**BRIEF:**
Copy out the lines that include the word "Clone".

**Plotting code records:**

□ □ □

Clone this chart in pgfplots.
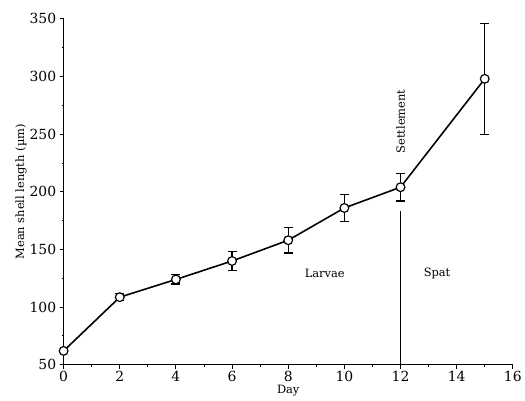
\documentclass[border=0pt]{standalone}
\usepackage{pgfplots}
\pgfplotsset{compat=1.18}
\usepackage{fontspec}
\setmainfont{DejaVu Serif}
\begin{document}
\begin{tikzpicture}
\begin{axis}[
    scale only axis,
    width=452pt, height=348pt,
    xmin=0, xmax=16, ymin=50, ymax=350,
    xtick={0,2,...,16}, ytick={50,100,...,350},
    minor x tick num=1, minor y tick num=1,
    axis x line*=bottom, axis y line*=left,
    axis line style={-, line width=1.2pt},
    tick align=outside,
    major tick length=4pt, minor tick length=2pt,
    tick style={black, line width=0.9pt},
    xlabel={Day}, ylabel={Mean shell length (µm)},
    xlabel style={yshift=3pt},
    ylabel style={yshift=-4pt},
    font=\fontsize{11.5}{13}\selectfont,
    ticklabel style={font=\fontsize{14}{16}\selectfont},
    xticklabel style={yshift=1pt},
    /pgf/number format/assume math mode=true,
    clip=false,
]
\addplot[black, line width=1.6pt, mark=*,
    mark options={fill=white, draw=black, scale=2.2, line width=1.2pt},
    error bars/.cd, y dir=both, y explicit,
    error bar style={line width=1.2pt}, error mark options={rotate=90, mark size=4.5pt, line width=1.2pt}]
    coordinates {
    (0,62) +- (0,0)
    (2,108.6) +- (0,3)
    (4,124) +- (0,4)
    (6,140) +- (0,8)
    (8,158) +- (0,11)
    (10,186) +- (0,12)
    (12,204) +- (0,12)
    (15,298) +- (0,48)
};
\addplot[black, line width=1.4pt, no marks] coordinates {(12,50) (12,183)};
\node[rotate=90] at (axis cs:12,261) {Settlement};
\node at (axis cs:9.3,129) {Larvae};
\node at (axis cs:13.3,129) {Spat};
\path (rel axis cs:0,0) ++(-64pt,-36pt);
\path (rel axis cs:1,1) ++(9pt,19pt);
\end{axis}
\end{tikzpicture}
\end{document}
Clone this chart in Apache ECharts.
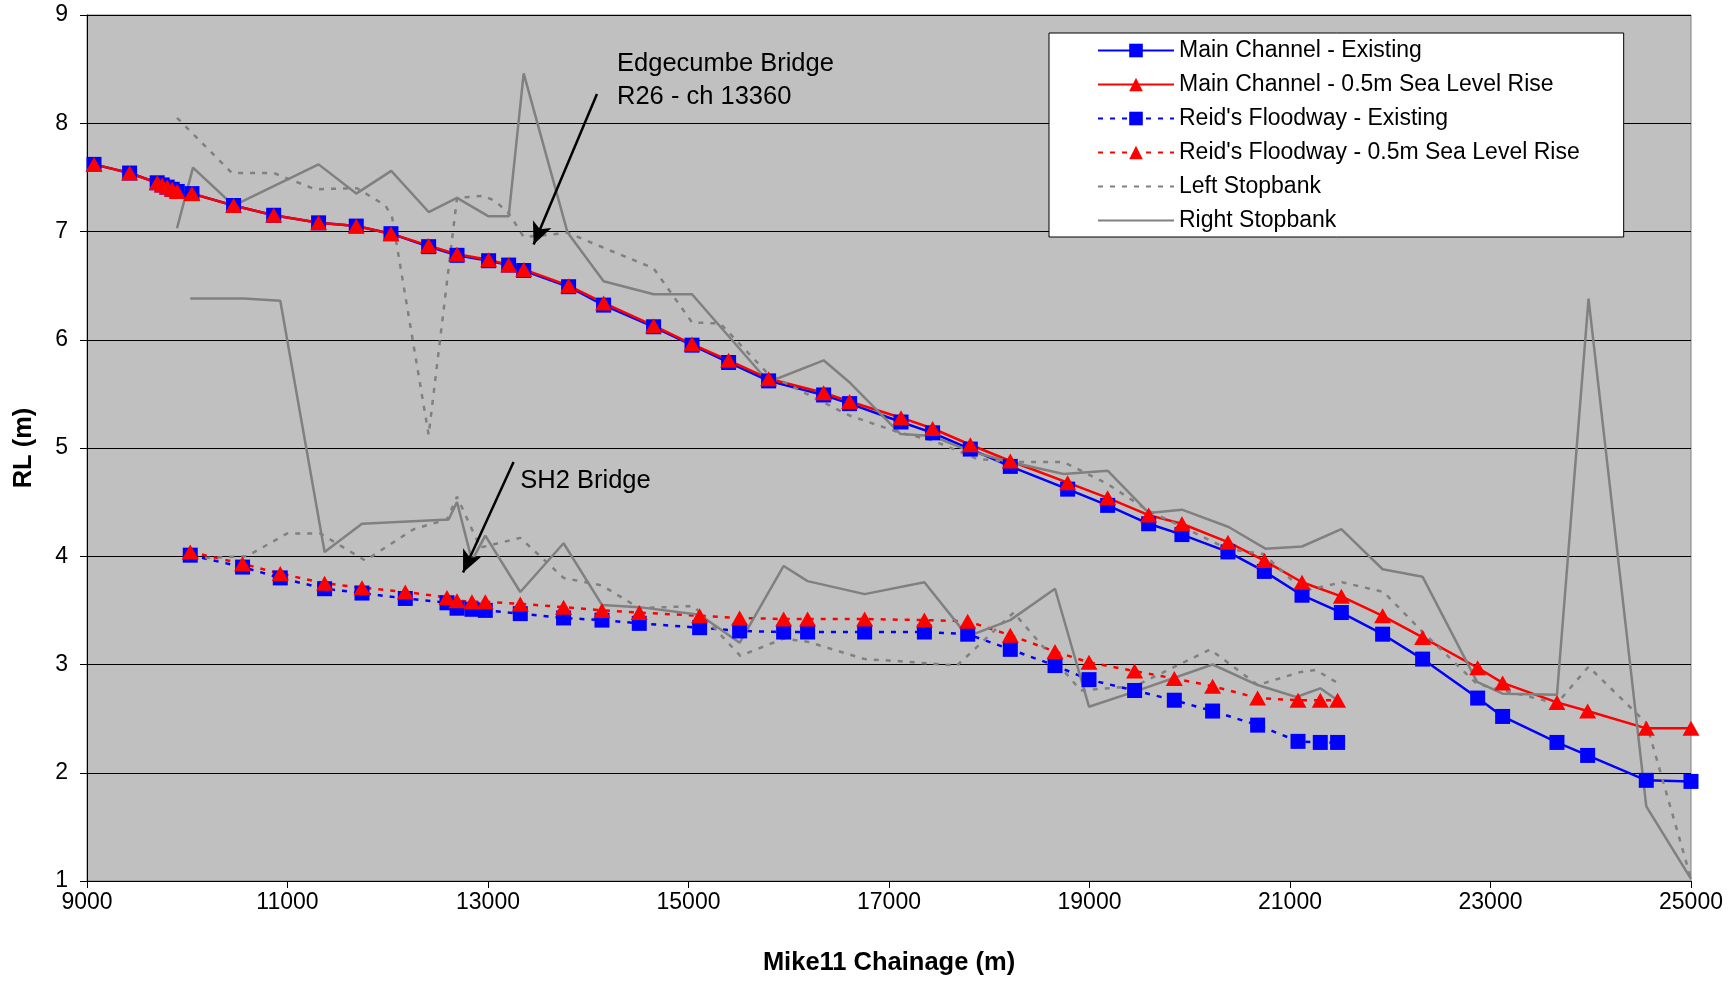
<!DOCTYPE html>
<html><head><meta charset="utf-8">
<script src="https://cdn.jsdelivr.net/npm/echarts@6/dist/echarts.min.js"></script>
<style>html,body{margin:0;padding:0;background:#fff}#c{width:1732px;height:981px}</style>
</head><body><div id="c"></div>
<script>
// ---------- DATA ----------
const mainX = [9070,9425,9700,9750,9800,9850,9900,10047,10462,10862,11310,11686,12032,12408,12691,13006,13206,13356,13804,14153,14652,15035,15400,15799,16348,16607,17120,17435,17811,18210,18782,19181,19590,19922,20381,20744,21120,21512,21924,22323,22872,23121,23663,23969,24554,25000];
const mainExisting = [7.62,7.54,7.45,7.43,7.41,7.39,7.37,7.35,7.24,7.15,7.08,7.05,6.98,6.86,6.78,6.73,6.69,6.64,6.49,6.32,6.12,5.95,5.79,5.62,5.49,5.41,5.24,5.14,4.99,4.83,4.62,4.47,4.30,4.20,4.04,3.86,3.64,3.48,3.28,3.05,2.69,2.52,2.28,2.16,1.93,1.92];
const mainSLR = [7.62,7.54,7.45,7.43,7.41,7.39,7.37,7.35,7.24,7.15,7.08,7.05,6.98,6.87,6.79,6.74,6.69,6.65,6.50,6.34,6.13,5.96,5.81,5.64,5.51,5.43,5.28,5.18,5.03,4.88,4.68,4.54,4.38,4.30,4.13,3.96,3.76,3.63,3.45,3.25,2.97,2.83,2.65,2.57,2.41,2.41];

const reidX = [10030,10552,10928,11370,11743,12175,12591,12691,12840,12973,13322,13754,14137,14509,15111,15510,15949,16188,16757,17353,17785,18210,18656,18995,19450,19846,20228,20677,21080,21302,21475];
const reidExisting = [4.01,3.90,3.80,3.70,3.66,3.61,3.57,3.52,3.51,3.50,3.47,3.43,3.41,3.38,3.34,3.31,3.30,3.30,3.30,3.30,3.28,3.14,2.99,2.86,2.76,2.67,2.57,2.44,2.29,2.28,2.28];
const reidSLR = [4.04,3.93,3.84,3.75,3.71,3.67,3.62,3.59,3.58,3.58,3.56,3.53,3.50,3.48,3.45,3.43,3.42,3.42,3.42,3.41,3.40,3.27,3.12,3.02,2.94,2.87,2.80,2.69,2.67,2.67,2.67];

const leftBankMainX = [9898,10446,10862,11277,11693,11976,12042,12408,12691,12956,13073,13206,13356,13622,13794,14153,14652,15035,15317,15799,16348,16607,17113,17435,17878,18227,18742,19175,19590,19906,20372,20737,21136,21519,21934,22323,22866,23663,23978,24554,25000];
const leftBankMainY = [8.05,7.54,7.54,7.39,7.40,7.24,7.14,5.12,7.31,7.33,7.28,7.17,6.95,6.97,6.99,6.85,6.66,6.16,6.15,5.68,5.42,5.30,5.14,5.07,4.90,4.87,4.87,4.67,4.42,4.28,4.07,4.02,3.68,3.76,3.67,3.30,2.82,2.64,2.98,2.46,1.02];

const rightBankMainX = [9898,10057,10462,11310,11686,12035,12408,12691,13006,13206,13356,13794,14153,14652,15035,15799,16348,16614,17113,17435,17811,18210,18742,19181,19590,19922,20388,20754,21120,21512,21924,22323,22866,23121,23663,23978,24554,25000];
const rightBankMainY = [7.03,7.59,7.24,7.62,7.35,7.56,7.18,7.31,7.14,7.14,8.46,6.99,6.54,6.42,6.42,5.61,5.81,5.60,5.13,5.11,4.97,4.87,4.76,4.79,4.40,4.43,4.27,4.07,4.09,4.25,3.88,3.81,2.84,2.73,2.72,6.38,1.69,1.02];

const leftBankReidX = [10060,10596,10995,11327,11776,12258,12591,12691,12923,13322,13754,14137,14509,15052,15517,15949,16188,16757,17113,17678,18243,18912,19450,20205,20677,21103,21255,21475];
const leftBankReidY = [3.98,4.00,4.21,4.21,3.96,4.25,4.34,4.55,4.08,4.17,3.80,3.73,3.52,3.54,3.08,3.24,3.21,3.05,3.03,2.99,3.48,2.76,2.80,3.14,2.81,2.93,2.95,2.83];

const rightBankReidX = [10030,10562,10928,11370,11743,12607,12691,12840,12973,13322,13754,14137,14509,15111,15510,15949,16188,16757,17353,17785,18210,18656,18995,19450,20228,20677,21063,21302,21475];
const rightBankReidY = [6.38,6.38,6.36,4.04,4.30,4.34,4.50,3.96,4.19,3.67,4.12,3.55,3.53,3.46,3.20,3.91,3.77,3.65,3.76,3.26,3.41,3.70,2.61,2.75,3.00,2.81,2.70,2.78,2.67];

const seriesNames = ['Main Channel - Existing','Main Channel - 0.5m Sea Level Rise',"Reid's Floodway - Existing","Reid's Floodway - 0.5m Sea Level Rise",'Left Stopbank','Right Stopbank'];

// annotations (data coordinates)
const annoTexts = [
  {text:'Edgecumbe Bridge', x:14287, y:8.55},
  {text:'R26 - ch 13360', x:14287, y:8.24},
  {text:'SH2 Bridge', x:13322, y:4.70}
];
const annoArrows = [
  {from:[14087,8.27], to:[13455,6.88]},
  {from:[13255,4.87], to:[12751,3.85]}
];

// ---------- CHART ----------
const FONT = "'Liberation Sans', Arial, sans-serif";
const zip = (xs, ys) => xs.map((x,i)=>[x, ys[i]]);
const DOT = [5,7];
const chart = echarts.init(document.getElementById('c'), null, {renderer:'canvas'});

const gray = '#808080';
const legendData = seriesNames.map((n,i)=> i>=4 ? {name:n, itemStyle:{opacity:0}} : {name:n});
const option = {
  animation:false,
  backgroundColor:'#ffffff',
  textStyle:{fontFamily:FONT},
  grid:{left:87, right:41, top:15, bottom:98, show:true, backgroundColor:'#C0C0C0', borderColor:'#808080', borderWidth:1},
  legend:{
    data:legendData, orient:'vertical', left:1049, top:33,
    padding:[6,44,5,48], itemWidth:76, itemHeight:17, itemGap:11,
    backgroundColor:'#ffffff', borderColor:'#000', borderWidth:1,
    textStyle:{fontSize:23, color:'#000', fontFamily:FONT}
  },
  xAxis:{
    type:'value', min:9000, max:25000, interval:2000,
    axisLine:{show:true, onZero:false, lineStyle:{color:'#000', width:1}},
    axisTick:{show:true, length:7, lineStyle:{color:'#000'}},
    axisLabel:{fontSize:23, color:'#000', margin:10, fontFamily:FONT, formatter:v=>String(v)},
    splitLine:{show:false},
    name:'Mike11 Chainage (m)', nameLocation:'middle', nameGap:69,
    nameTextStyle:{fontSize:25.5, fontWeight:'bold', color:'#000', fontFamily:FONT}
  },
  yAxis:{
    type:'value', min:1, max:9, interval:1,
    axisLine:{show:true, onZero:false, lineStyle:{color:'#000', width:1}},
    axisTick:{show:true, length:7, lineStyle:{color:'#000'}},
    axisLabel:{fontSize:23, color:'#000', margin:19, fontFamily:FONT},
    splitLine:{show:true, lineStyle:{color:'#000', width:1}},
    name:'RL (m)', nameLocation:'middle', nameGap:50,
    nameTextStyle:{fontSize:25.5, fontWeight:'bold', color:'#000', fontFamily:FONT}
  },
  series:[
    {name:seriesNames[0], type:'line', data:zip(mainX, mainExisting), symbol:'rect', symbolSize:15,
     itemStyle:{color:'#0000FF'}, lineStyle:{color:'#0000FF', width:2.5},
     markLine:{silent:true, symbol:['none','arrow'], symbolSize:[15,22], label:{show:false},
       lineStyle:{color:'#000', width:2.5, type:'solid'},
       data:annoArrows.map(a=>[{coord:a.from},{coord:a.to}])}},
    {name:seriesNames[1], type:'line', data:zip(mainX, mainSLR), symbol:'triangle', symbolSize:[17,15],
     itemStyle:{color:'#FF0000'}, lineStyle:{color:'#FF0000', width:2.5}},
    {name:seriesNames[2], type:'line', data:zip(reidX, reidExisting), symbol:'rect', symbolSize:15,
     itemStyle:{color:'#0000FF'}, lineStyle:{color:'#0000FF', width:2.5, type:DOT}},
    {name:seriesNames[3], type:'line', data:zip(reidX, reidSLR), symbol:'triangle', symbolSize:[17,15],
     itemStyle:{color:'#FF0000'}, lineStyle:{color:'#FF0000', width:2.5, type:DOT}},
    {name:seriesNames[4], type:'line', data:zip(leftBankMainX, leftBankMainY), symbol:'none', showSymbol:false,
     itemStyle:{color:gray}, lineStyle:{color:gray, width:2.5, type:DOT}},
    {name:seriesNames[4], type:'line', data:zip(leftBankReidX, leftBankReidY), symbol:'none', showSymbol:false,
     itemStyle:{color:gray}, lineStyle:{color:gray, width:2.5, type:DOT}},
    {name:seriesNames[5], type:'line', data:zip(rightBankMainX, rightBankMainY), symbol:'none', showSymbol:false,
     itemStyle:{color:gray}, lineStyle:{color:gray, width:2.5}},
    {name:seriesNames[5], type:'line', data:zip(rightBankReidX, rightBankReidY), symbol:'none', showSymbol:false,
     itemStyle:{color:gray}, lineStyle:{color:gray, width:2.5}}
  ]
};
chart.setOption(option);

const graphics = annoTexts.map(t=>{
  const p = chart.convertToPixel({gridIndex:0},[t.x,t.y]);
  return {type:'text', x:p[0], y:p[1], z:100,
    style:{text:t.text, fill:'#000', font:"25.5px "+FONT, textVerticalAlign:'middle', verticalAlign:'middle'}};
});
chart.setOption({graphic:graphics});
</script>
</body></html>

□ □ □

**SOLUTION TO THIS EXERCISE:**
Clone this chart in pgfplots.
Clone this chart in Apache ECharts.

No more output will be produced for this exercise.